The school year is winding down--Emma has 4 more weeks as an 8th grader and then she's done!  The other two kids have another week of school while she gets to sleep in and spend a lot of time chatting with her bestie on her instant messenger thing that she closes every time I walk up behind her.  Little does she know that we're on a network and we can look up all kinds of activity....she's a good kid, though.  :)

Kelly's birthday was in the middle of the week, so we celebrated on Cinco de Mayo with good seats at the Sounders game.  It's really fun to have good seats right behind the players' bench--here they are in the pre-game huddle.  What's really spectacular is the energy from all the fans.  This game had 38,600 people in attendance and I'm not sure if it was our seats, the weather, or the ECS in full voice, but the chanting and singing was spectacular from the Brougham End.  Later we got to see it on TV and got to listen to Arlo White, the former Voice of the Sounders, who now broadcasts on NBC.

And wouldn't you know it, we ran into friends...Tom wrote to Kelly and said he was planning on coming to the game.  What we didn't know was that he had seats almost right in front of us!  What are the odds??  Tom was at our wedding a million years ago...although his hair was much longer then.

Monday I went with Cammie's class up to Pioneer Park for a field trip, which was great fun, and today after taking Emma down for her PFTs, I ran a Girl Scout meeting where they sewed some quilt blocks, just like they did at the Pioneer Park trip.  It went fairly well, although many of them would have preferred using a sewing machine rather than hand sewing.

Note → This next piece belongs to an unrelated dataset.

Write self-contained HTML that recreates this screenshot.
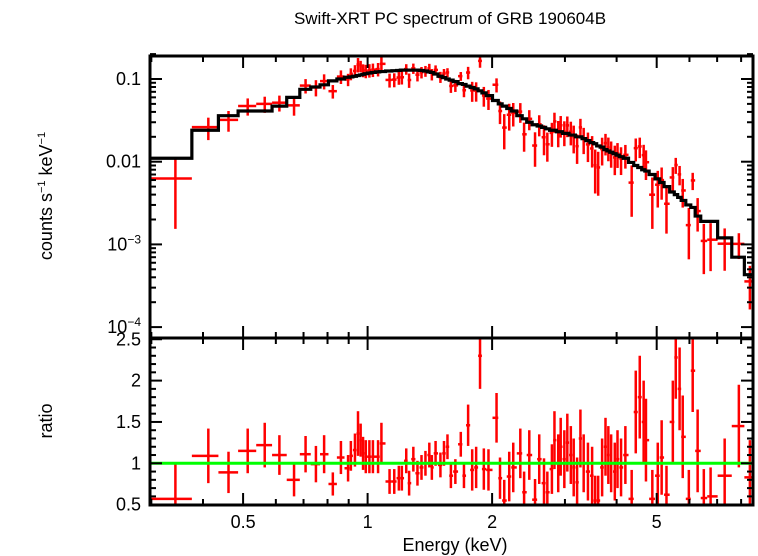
<!DOCTYPE html>
<html><head><meta charset="utf-8"><style>
html,body{margin:0;padding:0;background:#fff;}
svg{display:block;font-family:"Liberation Sans",sans-serif;}
</style></head><body>
<svg id="chart" width="758" height="556" viewBox="0 0 758 556" xmlns="http://www.w3.org/2000/svg">
<text x="450" y="24" font-size="17" text-anchor="middle">Swift-XRT PC spectrum of GRB 190604B</text>
<text transform="translate(52,196) rotate(-90)" font-size="18" text-anchor="middle">counts s<tspan font-size="11" dy="-7">−1</tspan><tspan dy="7"> keV</tspan><tspan font-size="11" dy="-7">−1</tspan></text>
<text transform="translate(52,421) rotate(-90)" font-size="18" text-anchor="middle">ratio</text>
<text x="455" y="551" font-size="18" text-anchor="middle">Energy (keV)</text>
<g id="marks"></g>
<g id="axes"></g>
</svg>
<script>
const energy=[0.343,0.412,0.461,0.513,0.564,0.612,0.664,0.708,0.750,0.785,0.824,0.862,0.897,0.911,0.932,0.948,0.962,0.975,0.99,1.01,1.03,1.06,1.08,
1.13,1.16,1.19,1.21,1.24,1.26,1.29,1.32,1.35,1.38,1.41,1.43,1.46,1.50,1.53,1.56,1.59,1.63,1.68,1.71,1.75,1.79,1.83,1.87,1.91,1.96,2.05,2.09,2.14,2.20,2.25,2.34,2.39,2.46,2.54,2.60,2.67,2.72,2.79,2.83,2.89,2.93,2.99,3.04,3.10,3.15,3.21,3.27,3.33,3.41,3.49,3.55,3.61,3.69,3.76,3.82,3.88,3.96,4.02,4.10,4.20,4.35,4.45,4.55,4.65,4.71,4.88,5.03,5.14,5.28,5.47,5.56,5.68,5.78,5.98,6.11,6.28,6.50,6.75,7.30,7.90,8.40];
const ratio=[0.57,1.09,0.89,1.15,1.22,1.1,0.8,1.11,0.99,1.11,0.75,1.07,0.94,1.09,1.16,1.36,1.28,1.12,1.08,1.08,1.08,1.08,1.24,
0.78,0.78,0.82,0.82,1.03,0.76,1.05,0.88,0.95,1.0,1.1,0.95,1.12,0.98,1.12,1.2,0.85,0.9,1.23,0.85,1.46,0.92,0.95,2.3,0.93,0.92,1.55,0.82,0.55,0.84,0.95,1.12,0.65,1.1,0.56,1.05,0.76,0.65,0.93,1.28,1.0,1.2,1.05,1.25,1.1,0.95,0.77,1.3,1.0,0.9,0.85,0.55,0.55,0.95,1.2,1.1,1.0,0.9,1.05,0.95,1.1,0.57,1.62,1.8,1.5,1.28,0.57,0.85,1.07,0.62,1.5,2.28,1.9,1.32,0.57,2.12,1.15,0.58,0.6,0.85,1.45,0.83];
const ratioErr=[0.43,0.33,0.25,0.27,0.27,0.24,0.2,0.22,0.22,0.23,0.14,0.2,0.16,0.18,0.2,0.27,0.2,0.2,0.2,0.2,0.2,0.2,0.25,
0.15,0.15,0.15,0.15,0.15,0.15,0.15,0.15,0.15,0.15,0.15,0.15,0.15,0.15,0.15,0.15,0.15,0.15,0.15,0.15,0.25,0.25,0.25,0.4,0.25,0.25,0.3,0.25,0.25,0.3,0.3,0.3,0.25,0.3,0.25,0.3,0.3,0.25,0.3,0.35,0.35,0.35,0.35,0.35,0.35,0.35,0.3,0.35,0.35,0.35,0.35,0.3,0.3,0.35,0.35,0.35,0.35,0.35,0.35,0.35,0.35,0.35,0.5,0.5,0.5,0.5,0.35,0.4,0.45,0.35,0.5,0.5,0.5,0.5,0.35,0.5,0.5,0.35,0.35,0.45,0.5,0.45];
const model=[0.011,0.024,0.036,0.041,0.041,0.047,0.06,0.075,0.08,0.085,0.095,0.1,0.105,0.106,0.108,0.11,0.112,0.114,0.116,0.118,0.12,0.122,0.123,
0.125,0.126,0.127,0.128,0.128,0.128,0.128,0.128,0.127,0.125,0.122,0.12,0.115,0.108,0.104,0.1,0.097,0.093,0.088,0.086,0.082,0.079,0.076,0.072,0.068,0.063,0.055,0.05,0.047,0.044,0.041,0.036,0.033,0.03,0.028,0.027,0.026,0.025,0.024,0.024,0.023,0.023,0.022,0.022,0.021,0.021,0.02,0.02,0.019,0.018,0.017,0.0165,0.0155,0.015,0.014,0.0135,0.013,0.0125,0.012,0.0115,0.011,0.0098,0.009,0.0085,0.008,0.0077,0.007,0.0062,0.0056,0.005,0.0043,0.004,0.0037,0.0034,0.003,0.0028,0.0022,0.0019,0.0019,0.0012,0.0007,0.00043];
const energyMin=0.298, energyMax=8.6;
const xTickMajor=[0.5,1,2,5];
const xTickLabels=["0.5","1","2","5"];
const xTickMinor=[0.3,0.4,0.6,0.7,0.8,0.9,3,4,6,7,8];
const yTickMajor=[0.1,0.01,0.001,0.0001];
const ratioTicks=[0.5,1,1.5,2,2.5];
const ratioTickLabels=["0.5","1","1.5","2","2.5"];

const L=150,R=753,T=56,M=338,B=505;
const xS=e=>367.6+413.6*Math.log10(e);
const yS=f=>79-82.7*(Math.log10(f)+1);
const rS=r=>463.3-(r-1)*82.7;
const NS="http://www.w3.org/2000/svg";
const marks=document.getElementById('marks'), axes=document.getElementById('axes');
function ln(g,x1,y1,x2,y2,c,w){const l=document.createElementNS(NS,'line');l.setAttribute('x1',x1);l.setAttribute('y1',y1);l.setAttribute('x2',x2);l.setAttribute('y2',y2);l.setAttribute('stroke',c);l.setAttribute('stroke-width',w);g.appendChild(l);return l;}
const lo=[],hi=[];
for(let i=0;i<energy.length;i++){
  lo.push(i===0?energyMin:Math.sqrt(energy[i-1]*energy[i]));
  hi.push(i===energy.length-1?energyMax:Math.sqrt(energy[i]*energy[i+1]));
}
const defs=document.createElementNS(NS,'defs');
defs.innerHTML='<clipPath id="ct"><rect x="150" y="56" width="603" height="282"/></clipPath><clipPath id="cb"><rect x="150" y="338" width="603" height="167"/></clipPath>';
marks.appendChild(defs);
const gTop=document.createElementNS(NS,'g');gTop.setAttribute('clip-path','url(#ct)');


marks.appendChild(gTop);
const gBot=document.createElementNS(NS,'g');gBot.setAttribute('clip-path','url(#cb)');


marks.appendChild(gBot);
for(let i=0;i<energy.length;i++){
  const x=xS(energy[i]),x1=xS(lo[i]),x2=xS(hi[i]);
  const f=model[i]*ratio[i], fl=Math.max(model[i]*(ratio[i]-ratioErr[i]),1e-6), fh=model[i]*(ratio[i]+ratioErr[i]);
  const g=document.createElementNS(NS,'g');
  
  
  ln(g,x1,yS(f),x2,yS(f),'#ff0000',2.5);
  ln(g,x,yS(fh),x,yS(fl),'#ff0000',2.5);
  gTop.appendChild(g);
  const g2=document.createElementNS(NS,'g');
  
  
  ln(g2,x1,rS(ratio[i]),x2,rS(ratio[i]),'#ff0000',2.5);
  ln(g2,x,rS(ratio[i]+ratioErr[i]),x,rS(ratio[i]-ratioErr[i]),'#ff0000',2.5);
  gBot.appendChild(g2);
}
let d='';
for(let i=0;i<energy.length;i++){
  const y=yS(model[i]);
  d+=(i===0?'M':'L')+xS(lo[i])+','+y+'L'+xS(hi[i])+','+y;
}
const mp=document.createElementNS(NS,'path');
mp.setAttribute('d',d);mp.setAttribute('fill','none');mp.setAttribute('stroke','#000');mp.setAttribute('stroke-width','3.2');


gTop.appendChild(mp);
const ul=ln(gBot,L,rS(1),R,rS(1),'#00ff00',3);


const fr=document.createElementNS(NS,'rect');
fr.setAttribute('x',L);fr.setAttribute('y',T);fr.setAttribute('width',R-L);fr.setAttribute('height',B-T);
fr.setAttribute('fill','none');fr.setAttribute('stroke','#000');fr.setAttribute('stroke-width','3');


axes.appendChild(fr);
const dv=ln(axes,L,M,R,M,'#000',3);


function xt(e,len){const x=xS(e);[T,M].forEach(y=>ln(axes,x,y,x,y+len,'#000',2));[M,B].forEach(y=>ln(axes,x,y,x,y-len,'#000',2));}
xTickMajor.forEach(e=>xt(e,12));
xTickMinor.forEach(e=>xt(e,6));
xTickMajor.forEach((e,i)=>{const t=document.createElementNS(NS,'text');t.setAttribute('x',xS(e));t.setAttribute('y',528);t.setAttribute('font-size','18');t.setAttribute('text-anchor','middle');t.textContent=xTickLabels[i];


axes.appendChild(t);});
for(let dec=-4;dec<=-1;dec++){for(let m=1;m<10;m++){const v=m*Math.pow(10,dec);const y=yS(v);if(y<T||y>M)continue;const len=m===1?12:6;ln(axes,L,y,L+len,y,'#000',2);ln(axes,R,y,R-len,y,'#000',2);}}
ln(axes,L,yS(0.2),L+6,yS(0.2),'#000',2);ln(axes,R,yS(0.2),R-6,yS(0.2),'#000',2);
const yLab=[["0.1",null],["0.01",null],["10","−3"],["10","−4"]];
yTickMajor.forEach((v,i)=>{const t=document.createElementNS(NS,'text');t.setAttribute('x',141);t.setAttribute('y',yS(v)+6);t.setAttribute('font-size','18');t.setAttribute('text-anchor','end');
  if(yLab[i][1]){t.innerHTML=yLab[i][0]+'<tspan font-size="12" dy="-7">'+yLab[i][1]+'</tspan>';}else t.textContent=yLab[i][0];
  
  
  axes.appendChild(t);});
for(let r=0.5;r<=2.501;r+=0.1){const y=rS(r);const maj=Math.abs(r*2-Math.round(r*2))<0.01;const len=maj?12:6;ln(axes,L,y,L+len,y,'#000',2);ln(axes,R,y,R-len,y,'#000',2);}
ratioTicks.forEach((r,i)=>{const t=document.createElementNS(NS,'text');t.setAttribute('x',141);t.setAttribute('y',rS(r)+6);t.setAttribute('font-size','18');t.setAttribute('text-anchor','end');t.textContent=ratioTickLabels[i];


axes.appendChild(t);});
</script>
</body></html>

Tomorrow I'm hoping to spend a little time sewing the rest of the quilt blocks together for the Road to the White House swap we're doing with the online group.  I have one set finished and three more to go--two of those sets are partially sewn but it'll take a day or two to finish, I think, especially with frequent interruptions of shuttling kids, laundering clothes, and cooking meals.  Could be worse.